Begin with the first line and repeat exactly through the line containing "(0,0) rectangle (597,594);"; leave every image out.

>> Start

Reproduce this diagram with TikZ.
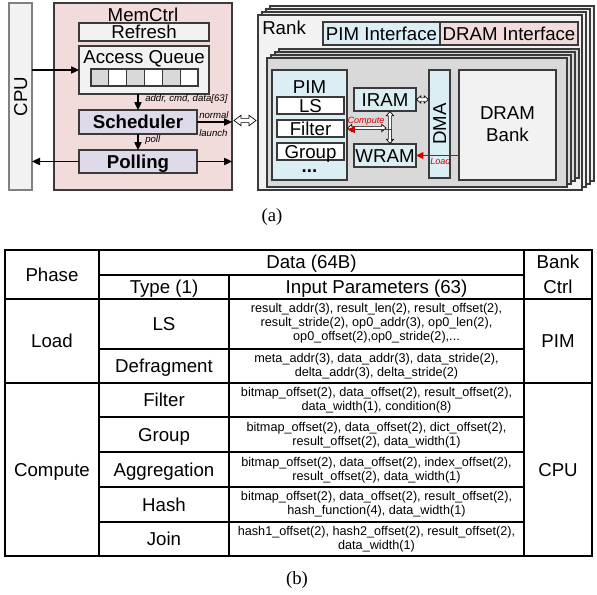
\documentclass[tikz,border=0pt]{standalone}
\usepackage{fontspec}
\setmainfont{Liberation Sans}
\newfontfamily\capfont{Liberation Serif}
\usetikzlibrary{arrows.meta,calc}
\definecolor{pinkc}{HTML}{F2DCDB}
\definecolor{bluec}{HTML}{DBEEF4}
\definecolor{lavc}{HTML}{DFDAEA}
\definecolor{ltgray}{HTML}{F2F2F2}
\definecolor{mdgray}{HTML}{D9D9D9}
\definecolor{bordc}{HTML}{3A3A3A}
\definecolor{redc}{HTML}{D40000}
\newcommand\mkbox[7]{\node[#6,minimum width={((#4)-(#2))*0.75pt},minimum height={((#5)-(#3))*0.75pt}] (#1) at ({((#2)+(#4))/2},{((#3)+(#5))/2}) {#7};}
% hollow double arrow, horizontal: start (left), end (right), head length, head half-height, shaft half-width
\newcommand\hharrow[5]{\draw[hollowst] let \p1=(#1),\p2=(#2) in (\x1,\y1) -- (\x1+#3,\y1+#4) -- (\x1+#3,\y1+#5) -- (\x2-#3,\y1+#5) -- (\x2-#3,\y1+#4) -- (\x2,\y1) -- (\x2-#3,\y1-#4) -- (\x2-#3,\y1-#5) -- (\x1+#3,\y1-#5) -- (\x1+#3,\y1-#4) -- cycle;}
% vertical: start (top), end (bottom)
\newcommand\vvarrow[5]{\draw[hollowst] let \p1=(#1),\p2=(#2) in (\x1,\y1) -- (\x1+#4,\y1-#3) -- (\x1+#5,\y1-#3) -- (\x1+#5,\y2+#3) -- (\x1+#4,\y2+#3) -- (\x1,\y2) -- (\x1-#4,\y2+#3) -- (\x1-#5,\y2+#3) -- (\x1-#5,\y1-#3) -- (\x1-#4,\y1-#3) -- cycle;}
\begin{document}
\begin{tikzpicture}[x=0.75pt,y=-0.75pt,
  bx/.style={draw=bordc,line width=0.8pt,inner sep=0pt,outer sep=0pt},
  big/.style={font=\fontsize{14}{16.5}\selectfont},
  capc/.style={text height=10pt,text depth=0pt},
  small/.style={font=\fontsize{7.2}{8}\selectfont\itshape,inner sep=0pt},
  redlbl/.style={font=\fontsize{6.8}{8}\selectfont\itshape,text=redc,inner sep=0pt},
  arr/.style={line width=0.9pt,-{Triangle[length=6pt,width=5.5pt]}},
  redarr/.style={draw=redc,line width=1pt,-{Triangle[length=5.5pt,width=5pt]}},
  hollowst/.style={draw=black,line width=0.5pt,fill=white,line join=miter},
  tline/.style={line width=0.8pt,draw=black},
  tt/.style={font=\fontsize{14}{16.5}\selectfont,text height=10pt,text depth=0pt,inner sep=0pt},
  pp/.style={font=\fontsize{9.5}{10.3}\selectfont,align=center,inner sep=0pt},
  captxt/.style={font=\capfont\fontsize{14}{16}\selectfont,inner sep=0pt}
]
\useasboundingbox (0,0) rectangle (597,594);

% ---------- (a) left part ----------
\mkbox{cpu}{9}{3}{32}{190}{bx,fill=ltgray,draw=gray}{}
\node[big,capc,rotate=90,inner sep=0pt] (cputxt) at (cpu.center) {CPU};

\mkbox{mc}{54}{3}{232}{190}{bx,fill=pinkc}{}
\node[big,capc,inner sep=0pt] (mctitle) at (143,15) {MemCtrl};
\mkbox{refresh}{79}{23}{209}{41}{bx,fill=ltgray,big,capc}{Refresh}
\mkbox{aq}{79}{46}{209}{94}{bx,fill=ltgray}{}
\node[big,anchor=base,inner sep=0pt] (aqtxt) at (144,63) {Access Queue};
\draw[bx,fill=mdgray] (91,69) rectangle (108.8,86);
\draw[bx,fill=white] (108.8,69) rectangle (126.7,86);
\draw[bx,fill=mdgray] (126.7,69) rectangle (144.5,86);
\draw[bx,fill=white] (144.5,69) rectangle (162.3,86);
\draw[bx,fill=mdgray] (162.3,69) rectangle (180.2,86);
\draw[bx,fill=white] (180.2,69) rectangle (198,86);

\mkbox{sched}{79}{110}{197}{134}{bx,fill=lavc,big,capc,font=\fontsize{14}{16.5}\selectfont\bfseries}{Scheduler}
\mkbox{poll}{79}{150}{197}{173}{bx,fill=lavc,big,capc,font=\fontsize{14}{16.5}\selectfont\bfseries}{Polling}

\draw[arr] (cpu.east |- aq.west) -- (aq.west);
\draw[arr] (aq.south -| sched.north) -- (sched.north);
\draw[arr] (sched.south) -- (poll.north);
\draw[arr] (sched.east) -- (sched.east -| mc.east);
\draw[arr] (poll.west) -- (poll.west -| cpu.east);
\draw[arr] (poll.east) -- (poll.east -| mc.east);

\node[small,anchor=west] (lbladdr) at (145,99) {addr, cmd, data[63]};
\node[small,anchor=west] (lblnorm) at (199,115) {normal};
\node[small,anchor=west] (lbllaun) at (199,133) {launch};
\node[small,anchor=west] (lblpoll) at (145,140) {poll};

% ---------- (a) right part ----------
\foreach \k in {3,2,1}
  \draw[bx,fill=ltgray] ({258+4*\k},{15-3*\k}) rectangle ({582+4*\k},{190-3*\k});
\mkbox{rank}{258}{15}{582}{190}{bx,fill=ltgray}{}
\node[big,anchor=base west,inner sep=0pt] (ranktxt) at (262,34) {Rank};
\mkbox{pimif}{323}{22}{440}{45}{bx,fill=bluec,big,capc}{PIM Interface}
\mkbox{dramif}{440}{22}{578}{45}{bx,fill=pinkc,big,capc}{DRAM Interface}

\foreach \k in {3,2,1}
  \draw[bx,fill=mdgray] ({267+4*\k},{58-3*\k}) rectangle ({567+4*\k},{187-3*\k});
\mkbox{bank}{267}{58}{567}{187}{bx,fill=mdgray}{}

\mkbox{pim}{272}{70}{347}{180}{bx,fill=bluec}{}
\node[big,anchor=base,inner sep=0pt] (pimtxt) at (309.5,93) {PIM};
\mkbox{ls}{277}{97}{344}{114}{bx,fill=white,big,capc}{LS}
\mkbox{filter}{277}{120}{344}{137}{bx,fill=white,big,capc}{Filter}
\mkbox{group}{277}{143}{344}{160}{bx,fill=white,big,capc}{Group}
\node[big,anchor=base,inner sep=0pt] (dots) at (309.5,172) {\textbf{...}};

\mkbox{iram}{354}{88}{416}{111}{bx,fill=bluec,big,capc}{IRAM}
\mkbox{wram}{354}{144}{416}{167}{bx,fill=bluec,big,capc}{WRAM}
\mkbox{dma}{429}{70}{450}{178}{bx,fill=bluec}{}
\node[big,capc,rotate=90,inner sep=0pt] (dmatxt) at (dma.center) {DMA};
\mkbox{dram}{459}{70}{556}{180}{bx,fill=ltgray}{}
\node[big,align=center,inner sep=0pt] (dramtxt) at (507.5,124.5) {DRAM\\Bank};

% hollow double arrows
\hharrow{$(mc.east |- sched.east)+(2,-1.5)$}{$(rank.west |- sched.east)+(-2,-1.5)$}{5.2pt}{3.9pt}{1.6pt}
\hharrow{$(iram.east)+(0.5,0)$}{$(iram.east -| dma.west)+(-0.5,0)$}{3.2pt}{2.7pt}{1.2pt}
\vvarrow{$(iram.south)+(5,0.5)$}{$(wram.north)+(5,-0.5)$}{3.2pt}{2.7pt}{1.2pt}
\coordinate (cj) at (386,128);
\hharrow{$(pim.east |- filter.east)+(0.5,-0.5)$}{cj}{3.2pt}{2.7pt}{1.2pt}

% red data paths
\draw[redarr] ($(wram.north)+(6.5,0)$) |- ($(pim.east |- filter.east)+(0.5,1)$);
\draw[redarr] (dram.west |- wram.east) -- (wram.east);
\node[redlbl,anchor=base] (lblcomp) at (366,123) {Compute};
\node[redlbl,anchor=base west] (lblload) at (430,164) {Load};

\node[captxt,anchor=base] (capa) at (272,221) {(a)};

% ---------- (b) table ----------
\draw[tline] (5,250) rectangle (592,556);
\draw[tline] (99,275) -- (524,275);
\draw[tline] (5,299) -- (592,299);
\draw[tline] (99,349) -- (524,349);
\draw[tline] (5,383) -- (592,383);
\foreach \yy in {417,452,487,522} \draw[tline] (99,\yy) -- (524,\yy);
\draw[tline] (99,250) -- (99,556);
\draw[tline] (229,275) -- (229,556);
\draw[tline] (524,250) -- (524,556);

\node[tt] (hphase) at (52,275) {Phase};
\node[tt] (hdata) at (311.5,262) {Data (64B)};
\node[tt] (hbank) at (558,262) {Bank};
\node[tt] (hctrl) at (558,287) {Ctrl};
\node[tt] (htype) at (164,287) {Type (1)};
\node[tt] (hinput) at (376.5,287) {Input Parameters (63)};

\node[tt] (pload) at (52,341) {Load};
\node[tt] (pcomp) at (52,470) {Compute};
\node[tt] (bpim) at (558,341) {PIM};
\node[tt] (bcpu) at (558,470) {CPU};

\node[tt] (tls) at (164,324) {LS};
\node[tt] (tdef) at (164,366) {Defragment};
\node[tt] (tfil) at (164,400) {Filter};
\node[tt] (tgrp) at (164,435) {Group};
\node[tt] (tagg) at (164,470) {Aggregation};
\node[tt] (thash) at (164,504.5) {Hash};
\node[tt] (tjoin) at (164,539) {Join};

\node[pp] (pls) at (376.5,323) {result\_addr(3), result\_len(2), result\_offset(2),\\ result\_stride(2), op0\_addr(3), op0\_len(2),\\ op0\_offset(2),op0\_stride(2),...};
\node[pp] (pdef) at (376.5,366) {meta\_addr(3), data\_addr(3), data\_stride(2),\\ delta\_addr(3), delta\_stride(2)};
\node[pp] (pfil) at (376.5,400) {bitmap\_offset(2), data\_offset(2), result\_offset(2),\\ data\_width(1), condition(8)};
\node[pp] (pgrp) at (376.5,435) {bitmap\_offset(2), data\_offset(2), dict\_offset(2),\\ result\_offset(2), data\_width(1)};
\node[pp] (pagg) at (376.5,470) {bitmap\_offset(2), data\_offset(2), index\_offset(2),\\ result\_offset(2), data\_width(1)};
\node[pp] (phash) at (376.5,504.5) {bitmap\_offset(2), data\_offset(2), result\_offset(2),\\ hash\_function(4), data\_width(1)};
\node[pp] (pjoin) at (376.5,539) {hash1\_offset(2), hash2\_offset(2), result\_offset(2),\\ data\_width(1)};

\node[captxt,anchor=base] (capb) at (297,584) {(b)};
\end{tikzpicture}
\end{document}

>> End

RESULT OF THIS EXERCISE -
Reproduce this diagram with TikZ.
\documentclass[tikz,border=0pt]{standalone}
\usepackage{fontspec}
\setmainfont{Liberation Sans}
\newfontfamily\capfont{Liberation Serif}
\usetikzlibrary{arrows.meta,calc}
\definecolor{pinkc}{HTML}{F2DCDB}
\definecolor{bluec}{HTML}{DBEEF4}
\definecolor{lavc}{HTML}{DFDAEA}
\definecolor{ltgray}{HTML}{F2F2F2}
\definecolor{mdgray}{HTML}{D9D9D9}
\definecolor{bordc}{HTML}{3A3A3A}
\definecolor{redc}{HTML}{D40000}
\newcommand\mkbox[7]{\node[#6,minimum width={((#4)-(#2))*0.75pt},minimum height={((#5)-(#3))*0.75pt}] (#1) at ({((#2)+(#4))/2},{((#3)+(#5))/2}) {#7};}
% hollow double arrow, horizontal: start (left), end (right), head length, head half-height, shaft half-width
\newcommand\hharrow[5]{\draw[hollowst] let \p1=(#1),\p2=(#2) in (\x1,\y1) -- (\x1+#3,\y1+#4) -- (\x1+#3,\y1+#5) -- (\x2-#3,\y1+#5) -- (\x2-#3,\y1+#4) -- (\x2,\y1) -- (\x2-#3,\y1-#4) -- (\x2-#3,\y1-#5) -- (\x1+#3,\y1-#5) -- (\x1+#3,\y1-#4) -- cycle;}
% vertical: start (top), end (bottom)
\newcommand\vvarrow[5]{\draw[hollowst] let \p1=(#1),\p2=(#2) in (\x1,\y1) -- (\x1+#4,\y1-#3) -- (\x1+#5,\y1-#3) -- (\x1+#5,\y2+#3) -- (\x1+#4,\y2+#3) -- (\x1,\y2) -- (\x1-#4,\y2+#3) -- (\x1-#5,\y2+#3) -- (\x1-#5,\y1-#3) -- (\x1-#4,\y1-#3) -- cycle;}
\begin{document}
\begin{tikzpicture}[x=0.75pt,y=-0.75pt,
  bx/.style={draw=bordc,line width=0.8pt,inner sep=0pt,outer sep=0pt},
  big/.style={font=\fontsize{14}{16.5}\selectfont},
  capc/.style={text height=10pt,text depth=0pt},
  small/.style={font=\fontsize{7.2}{8}\selectfont\itshape,inner sep=0pt},
  redlbl/.style={font=\fontsize{6.8}{8}\selectfont\itshape,text=redc,inner sep=0pt},
  arr/.style={line width=0.9pt,-{Triangle[length=6pt,width=5.5pt]}},
  redarr/.style={draw=redc,line width=1pt,-{Triangle[length=5.5pt,width=5pt]}},
  hollowst/.style={draw=black,line width=0.5pt,fill=white,line join=miter},
  tline/.style={line width=0.8pt,draw=black},
  tt/.style={font=\fontsize{14}{16.5}\selectfont,text height=10pt,text depth=0pt,inner sep=0pt},
  pp/.style={font=\fontsize{9.5}{10.3}\selectfont,align=center,inner sep=0pt},
  captxt/.style={font=\capfont\fontsize{14}{16}\selectfont,inner sep=0pt}
]
\useasboundingbox (0,0) rectangle (597,594);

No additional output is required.